By now some of the dangers to this "majority" should be obvious, but if not let's draw them out. In order to keep the professionals you need to limit government, keep taxes reasonably low, and be permissive on moral issues. In order to keep the working women you need to expand government, raise taxes (on other people, of course), be permissive on moral issues, limit immigration and, regardless of what you say about race, not try to integrate their own neighborhoods and schools. In order to keep the Asians you need to... Well, actually, I don't know. The Asian vote, which used to be somewhat Republican, seems to have become something like the Jewish vote, of which Irving Kristol once said: "Jews make money like Episcopalians and vote like Puerto Ricans". To keep Hispanics you first of all need to reverse the rapid inroads that President Bush and the Republicans seem to be making on what would appear to be a temperamentally conservative constituency. But, even assuming you do that, you then need to liberalize immigration, move to the right on social issues, and begin to concede pride of place in the party to a minority group that either already does or soon will outnumber blacks. Luckily, based on past experience, you don't need to do anything to keep blacks, who vote in lock step for Democrats without receiving any more than lip service for the most part. But that lip service at this point seems likely to include support for affirmative action and slavery reparations. So, tell me, how do you knit that whole crazy quilt together?

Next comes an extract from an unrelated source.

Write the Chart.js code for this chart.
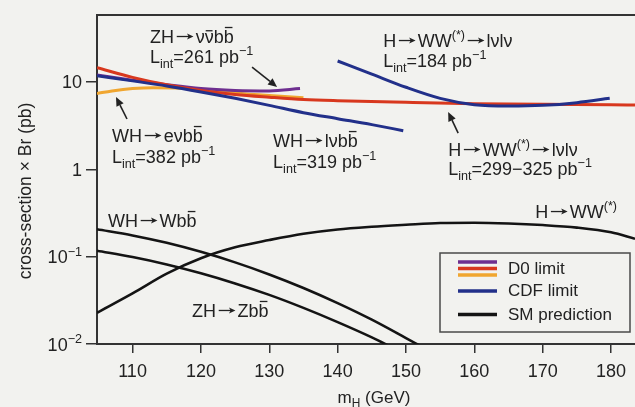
<!DOCTYPE html>
<html><head><meta charset="utf-8">
<script src="https://cdn.jsdelivr.net/npm/chart.js@4"></script>
<style>
html,body{margin:0;padding:0;background:#f2f2ef;}
canvas{display:block;}
</style></head><body>
<canvas id="c" width="635" height="407"></canvas>
<script>
// ---------- data ----------
const xTicks = [110, 120, 130, 140, 150, 160, 170, 180];
const yTicks = [0.01, 0.1, 1, 10];
const yTickBase = ['10', '10', '1', '10'];
const yTickExp  = ['−2', '−1', '', ''];

// D0 limits
const d0WwMass   = [104.8, 110, 115, 120, 125, 130, 135, 140, 150, 160, 170, 180, 183.5];
const d0WwLimit  = [14.6, 11.3, 9.3, 8.0, 7.2, 6.7, 6.3, 6.1, 5.85, 5.65, 5.55, 5.5, 5.45];
const d0ZhMass   = [104.8, 110, 115, 120, 125, 130, 134.5];
const d0ZhLimit  = [12.0, 10.5, 9.3, 8.4, 8.0, 7.9, 8.4];
const d0WhMass   = [104.8, 107, 110, 113, 117, 120, 125, 130, 135];
const d0WhLimit  = [7.4, 7.9, 8.4, 8.6, 8.5, 8.2, 7.5, 7.0, 6.6];
// CDF limits
const cdfWhMass  = [104.8, 110, 115, 120, 125, 130, 135, 140, 145, 149.6];
const cdfWhLimit = [11.8, 10.3, 9.0, 7.7, 6.5, 5.4, 4.45, 3.8, 3.25, 2.77];
const cdfWwMass  = [140, 145, 150, 155, 160, 165, 170, 175, 179.8];
const cdfWwLimit = [17.4, 12.3, 8.7, 6.5, 5.5, 5.3, 5.4, 5.8, 6.5];
// SM predictions
const smWhMass = [104.8, 110, 115, 120, 125, 130, 135, 140, 145, 150, 152];
const smWhXs   = [0.206, 0.175, 0.144, 0.1135, 0.086, 0.0626, 0.0438, 0.0294, 0.019, 0.0117, 0.0096];
const smZhMass = [104.8, 110, 115, 120, 125, 130, 135, 140, 145, 148];
const smZhXs   = [0.117, 0.099, 0.0815, 0.0646, 0.0494, 0.0365, 0.0259, 0.0178, 0.0119, 0.0091];
const smWwMass = [104.8, 110, 115, 120, 125, 130, 135, 140, 145, 150, 155, 160, 165, 170, 175, 180, 183.5];
const smWwXs   = [0.0228, 0.038, 0.064, 0.096, 0.128, 0.155, 0.183, 0.205, 0.22, 0.232, 0.243, 0.245, 0.24, 0.23, 0.215, 0.19, 0.16];

// ---------- styling ----------
const FONT = "'Liberation Sans', Arial, Helvetica, sans-serif";
const BG = '#f2f2ef';
const AXIS = '#333333';
const TEXT = '#222222';
const C_PURPLE = '#6e2f90', C_RED = '#d8381e', C_ORANGE = '#f0a630', C_BLUE = '#22308a', C_BLACK = '#141414';

const pts = (xs, ys) => xs.map((x, i) => ({x: x, y: ys[i]}));
function ds(xs, ys, color, w) {
  return {data: pts(xs, ys), borderColor: color, borderWidth: w, pointRadius: 0,
          fill: false, cubicInterpolationMode: 'monotone', clip: 0, borderCapStyle: 'butt'};
}

// annotation texts (position in data coordinates: GeV, pb) — markup: _{sub} ^{sup} ~x = overbar on x
const labels = [
  {m: 112.56, v: 27.97, t: 'ZH→ν~νb~b'},
  {m: 112.56, v: 16.5,  t: 'L_{int}=261 pb^{−1}'},
  {m: 107.0,  v: 2.055, t: 'WH→eνb~b'},
  {m: 107.0,  v: 1.181, t: 'L_{int}=382 pb^{−1}'},
  {m: 130.56, v: 1.80,  t: 'WH→lνb~b'},
  {m: 130.56, v: 1.035, t: 'L_{int}=319 pb^{−1}'},
  {m: 146.66, v: 25.16, t: 'H→WW^{(*)}→lνlν'},
  {m: 146.66, v: 14.85, t: 'L_{int}=184 pb^{−1}'},
  {m: 156.17, v: 1.42,  t: 'H→WW^{(*)}→lνlν'},
  {m: 156.17, v: 0.861, t: 'L_{int}=299−325 pb^{−1}'},
  {m: 168.9,  v: 0.277, t: 'H→WW^{(*)}'},
  {m: 106.41, v: 0.2185,t: 'WH→Wb~b'},
  {m: 118.7,  v: 0.0204,t: 'ZH→Zb~b'}
];
const arrows = [
  {m1: 127.48, v1: 14.85, m2: 131.14, v2: 8.76},
  {m1: 109.19, v1: 3.77,  m2: 107.58, v2: 6.73},
  {m1: 157.63, v1: 2.60,  m2: 156.17, v2: 4.53}
];
const legendItems = [
  {text: 'D0 limit', colors: [C_PURPLE, C_RED, C_ORANGE]},
  {text: 'CDF limit', colors: [C_BLUE]},
  {text: 'SM prediction', colors: [C_BLACK]}
];

// ---------- rich text ----------
function parseRich(str) {
  const parts = []; let i = 0;
  const special = (k) => ((str[k] === '_' || str[k] === '^') && str[k + 1] === '{') || str[k] === '~' || str[k] === '→';
  while (i < str.length) {
    const c = str[i];
    if ((c === '_' || c === '^') && str[i + 1] === '{') {
      const j = str.indexOf('}', i);
      parts.push({t: str.slice(i + 2, j), s: c === '_' ? 'sub' : 'sup'}); i = j + 1;
    } else if (c === '~') {
      parts.push({t: str[i + 1], s: 'bar'}); i += 2;
    } else if (c === '→') {
      parts.push({t: '', s: 'arrow'}); i += 1;
    } else {
      let j = i, t = '';
      while (j < str.length && !special(j)) { t += str[j]; j++; }
      parts.push({t: t, s: ''}); i = j;
    }
  }
  return parts;
}
function drawRich(ctx, x, y, str, size, align) {
  const parts = parseRich(str);
  const small = size * 0.7;
  let total = 0;
  parts.forEach(p => {
    if (p.s === 'arrow') { p.w = size * 1.2; }
    else {
      ctx.font = ((p.s === 'sub' || p.s === 'sup') ? small : size) + 'px ' + FONT;
      p.w = ctx.measureText(p.t).width;
    }
    total += p.w;
  });
  let cx = x;
  if (align === 'center') cx = x - total / 2;
  if (align === 'right') cx = x - total;
  ctx.textAlign = 'left';
  ctx.textBaseline = 'alphabetic';
  parts.forEach(p => {
    if (p.s === 'arrow') {
      const ay = y - size * 0.36, x1 = cx + size * 0.15, x2 = cx + p.w - size * 0.12;
      const hl = size * 0.36, hw = size * 0.17;
      ctx.save(); ctx.strokeStyle = ctx.fillStyle; ctx.lineWidth = 1.3;
      ctx.beginPath(); ctx.moveTo(x1, ay); ctx.lineTo(x2 - hl * 0.6, ay); ctx.stroke();
      ctx.beginPath(); ctx.moveTo(x2, ay); ctx.lineTo(x2 - hl, ay - hw); ctx.lineTo(x2 - hl * 0.75, ay);
      ctx.lineTo(x2 - hl, ay + hw); ctx.closePath(); ctx.fill();
      ctx.restore();
      cx += p.w; return;
    }
    let dy = 0, fs = size;
    if (p.s === 'sub') { fs = small; dy = size * 0.26; }
    if (p.s === 'sup') { fs = small; dy = -size * 0.42; }
    ctx.font = fs + 'px ' + FONT;
    ctx.fillText(p.t, cx, y + dy);
    if (p.s === 'bar') {
      const h = (p.t === 'b') ? size * 0.86 : size * 0.68;
      ctx.save(); ctx.lineWidth = 1.3; ctx.strokeStyle = ctx.fillStyle;
      ctx.beginPath(); ctx.moveTo(cx + p.w * 0.12, y - h); ctx.lineTo(cx + p.w * 0.88, y - h); ctx.stroke();
      ctx.restore();
    }
    cx += p.w;
  });
  return total;
}

// ---------- plugin for decorations ----------
const deco = {
  id: 'deco',
  beforeDraw(chart) {
    const ctx = chart.ctx;
    ctx.save(); ctx.fillStyle = BG; ctx.fillRect(0, 0, chart.width, chart.height); ctx.restore();
  },
  afterDraw(chart) {
    const ctx = chart.ctx, xs = chart.scales.x, ys = chart.scales.y, a = chart.chartArea;
    ctx.save();
    // top frame line
    ctx.strokeStyle = AXIS; ctx.lineWidth = 2;
    ctx.beginPath(); ctx.moveTo(a.left - 1, a.top); ctx.lineTo(a.right, a.top); ctx.stroke();
    ctx.fillStyle = TEXT;
    // x tick labels
    ctx.font = '18px ' + FONT; ctx.textAlign = 'center'; ctx.textBaseline = 'middle';
    xTicks.forEach(v => ctx.fillText(String(v), xs.getPixelForValue(v), a.bottom + 28));
    // y tick labels
    yTicks.forEach((v, i) => {
      const py = ys.getPixelForValue(v);
      const str = yTickExp[i] ? yTickBase[i] + '^{' + yTickExp[i] + '}' : yTickBase[i];
      drawRich(ctx, a.left - 15, py + 6.5, str, 18, 'right');
    });
    // axis titles
    drawRich(ctx, 374, 403, 'm_{H} (GeV)', 17, 'center');
    ctx.save(); ctx.translate(31, 191); ctx.rotate(-Math.PI / 2);
    drawRich(ctx, 0, 0, 'cross-section × Br (pb)', 17.5, 'center');
    ctx.restore();
    // annotations
    labels.forEach(l => drawRich(ctx, xs.getPixelForValue(l.m), ys.getPixelForValue(l.v), l.t, 18, 'left'));
    // arrows
    ctx.strokeStyle = TEXT; ctx.fillStyle = TEXT; ctx.lineWidth = 1.6;
    arrows.forEach(ar => {
      const x1 = xs.getPixelForValue(ar.m1), y1 = ys.getPixelForValue(ar.v1);
      const x2 = xs.getPixelForValue(ar.m2), y2 = ys.getPixelForValue(ar.v2);
      const ang = Math.atan2(y2 - y1, x2 - x1), L = 9, W = 4;
      const bx = x2 - L * Math.cos(ang), by = y2 - L * Math.sin(ang);
      ctx.beginPath(); ctx.moveTo(x1, y1); ctx.lineTo(bx, by); ctx.stroke();
      ctx.beginPath(); ctx.moveTo(x2, y2);
      ctx.lineTo(bx + W * Math.sin(ang), by - W * Math.cos(ang));
      ctx.lineTo(bx - W * Math.sin(ang), by + W * Math.cos(ang));
      ctx.closePath(); ctx.fill();
    });
    // legend
    const lx = 440, ly = 253, lw = 190, lh = 79;
    ctx.fillStyle = BG; ctx.fillRect(lx, ly, lw, lh);
    ctx.strokeStyle = '#4a4a4a'; ctx.lineWidth = 1.5; ctx.strokeRect(lx, ly, lw, lh);
    const rowY = [268.5, 291, 314.5];
    legendItems.forEach((it, i) => {
      const n = it.colors.length;
      it.colors.forEach((c, k) => {
        const yy = rowY[i] + (k - (n - 1) / 2) * 6.5;
        ctx.strokeStyle = c; ctx.lineWidth = 3.5;
        ctx.beginPath(); ctx.moveTo(458, yy); ctx.lineTo(497, yy); ctx.stroke();
      });
      ctx.fillStyle = TEXT;
      ctx.font = '17px ' + FONT; ctx.textAlign = 'left'; ctx.textBaseline = 'middle';
      ctx.fillText(it.text, 508, rowY[i] + 0.5);
    });
    ctx.restore();
  }
};

new Chart(document.getElementById('c'), {
  type: 'line',
  data: {
    datasets: [
      ds(cdfWwMass, cdfWwLimit, C_BLUE, 3),
      ds(cdfWhMass, cdfWhLimit, C_BLUE, 3),
      ds(d0WwMass, d0WwLimit, C_RED, 3),
      ds(d0ZhMass, d0ZhLimit, C_PURPLE, 3),
      ds(d0WhMass, d0WhLimit, C_ORANGE, 3),
      ds(smWhMass, smWhXs, C_BLACK, 2.6),
      ds(smZhMass, smZhXs, C_BLACK, 2.6),
      ds(smWwMass, smWwXs, C_BLACK, 2.6)
    ]
  },
  options: {
    responsive: false, animation: false, devicePixelRatio: 1,
    layout: {padding: {top: 15, left: 0, right: 0, bottom: 0}},
    plugins: {legend: {display: false}, tooltip: {enabled: false}},
    scales: {
      x: {
        type: 'linear', min: 104.8, max: 183.5,
        afterBuildTicks: s => { s.ticks = xTicks.map(v => ({value: v})); },
        afterFit: s => { s.height = 63; },
        grid: {drawOnChartArea: false, drawTicks: true, tickLength: 9, color: AXIS, lineWidth: 1.5},
        border: {display: true, color: AXIS, width: 2},
        ticks: {display: false}
      },
      y: {
        type: 'logarithmic', min: 0.01, max: 58.5,
        afterBuildTicks: s => { s.ticks = yTicks.map(v => ({value: v})); },
        afterFit: s => { s.width = 97; },
        grid: {drawOnChartArea: false, drawTicks: true, tickLength: 11, color: AXIS, lineWidth: 1.5},
        border: {display: true, color: AXIS, width: 2},
        ticks: {display: false}
      }
    }
  },
  plugins: [deco]
});
</script>
</body></html>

If that doesn't seem a daunting enough task, let's recall that neither party generally has an actual majority. Instead they try to put together the broadest coalition possible and then appeal to independents and waverers from the other party. So it remains true that to win elections you usually need to be on the majority side of big issues. But, whether because of ideology or a genuine difference of interpretation, the authors seem to have positioned their future Democratic Party on the wrong side of several issues from the broad electorate. Thus, they baldly assert that Americans want to keep Social Security in roughly its current form, even though polls suggest that voters favor individual accounts and one would expect these numbers to favor privatization even more as the Greatest Generation continues to die off and the 401k generation reaches maturity. Most Americans--and in particular, most rank-and-file Democrats--favor giving tax dollars to religious organizations to provide social services. Large majorities favor limitations on things like partial birth abortion and even therapeutic cloning. Most Americans are at least concerned about, if not outright opposed to, large scale immigration. The list goes on and on, and, importantly, we've not even addressed, nor do the authors much try to, the issues surrounding the war on terror. This is an area where even the treasured working women of the authors' thesis have turned into conservative hawks and where the Democrats have almost no credibility.
So, at the end of the day what do we have? Giving the authors the benefit of the doubt, let's say that in sheer numbers the various groups they discuss could form the basis for a new governing majority. However, the broad political philosophy they hope to see arise out of this coalition, "progressive centrism", has historically proven to be rather transitory. In addition, there seems little agreement on the specific issues that matter to each element of this coalition, suggesting that they'll be prone to much infighting. Then too, even assuming that you can get them to put aside their differences, opinion polling would seem to indicate that majorities, often large majorities, of voters oppose them on a wide range of hot button issues. Oh, and, the whole analysis is out the window for so long as there are Islamic fundamentalists waging jihad against America. Got it?
All in all, it doesn't seem as if you should lose much sleep waiting for that new Democratic majority to emerge any time soon.